Valcourt clarifies Canada’s position on UN indigenous rights declaration

“In Canada, our unique constitutional framework recognizes and affirms Aboriginal and treaty rights”


Thank you for the opportunity to respond to your recent article about Canada’s position on indigenous rights.

Our position remains clear. This government remains committed to promoting and protecting the rights of indigenous peoples across Canada. We will also continue to contribute to international efforts that improve the lives of indigenous peoples throughout the world.

It is important to remember that in Canada, we have a unique framework that already balances the interests of all Canadians. Our constitutionally-entrenched framework ensures that consultation happens, and when appropriate, accommodation of Aboriginal interests.

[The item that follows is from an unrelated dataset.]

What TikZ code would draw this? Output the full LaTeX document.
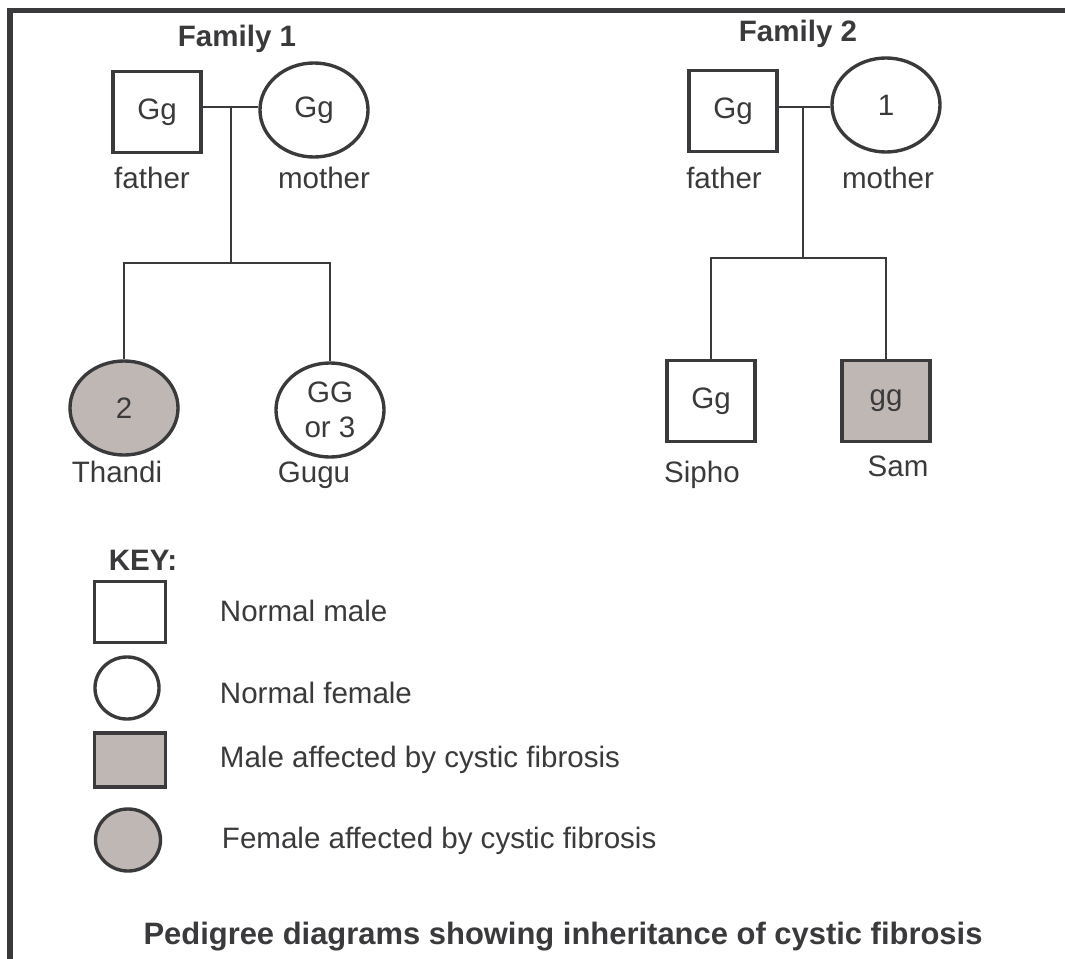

That is why our 2010 statement of support for the UN Declaration on the Rights of Indigenous Peoples clearly recorded that the declaration is an “aspirational document which speaks to the individual and collective rights of indigenous peoples, taking into account their specific cultural, social and economic circumstances.”

Again — in Canada, our unique constitutional framework recognizes and affirms Aboriginal and treaty rights.

In this country, governments have a legal duty to consult Aboriginal peoples and, where appropriate, accommodate Aboriginal peoples when the Crown contemplates conduct that could impact potential or established Aboriginal or treaty rights. The principles expressed in the declaration are consistent with what already exists within our own constitution.

Furthermore, in 2010 we placed on the record our concerns with “free, prior and informed consent” when used as a veto. Most importantly, “free, prior and informed consent,” as it is considered in the World Conference on Indigenous Peoples Outcome Document, could be interpreted in a way that would legally provide a veto to Aboriginal groups, and therefore, cannot be reconciled with current Canadian law.

We wholly regret that Canada’s considerations were not taken into account on the world stage at that time.

Already in Canada, our government consults and engages with Aboriginal communities and organizations on matters that could impact their interests and their rights. This is an important component of good governance, sound policy development, and decision-making. Quite simply, it is the right thing for any good government to do.

Recently, we have announced actions to ensure that positive and productive relations with Aboriginal communities continue. These include: addressing key impediments to treaty negotiations, engaging Aboriginal peoples on reforms to advance reconciliation across the country, and increasing investments in jobs training.

As we have previously stated: “The government’s vision is a future in which Aboriginal families and communities are healthy, safe, self-sufficient and prosperous within a Canada where people make their own decisions, manage their own affairs, and make strong contributions to the country as a whole.”

We continue to believe this and our actions have, and will continue to ensure Aboriginal peoples in Canada have access to the same rights that all Canadians have long enjoyed.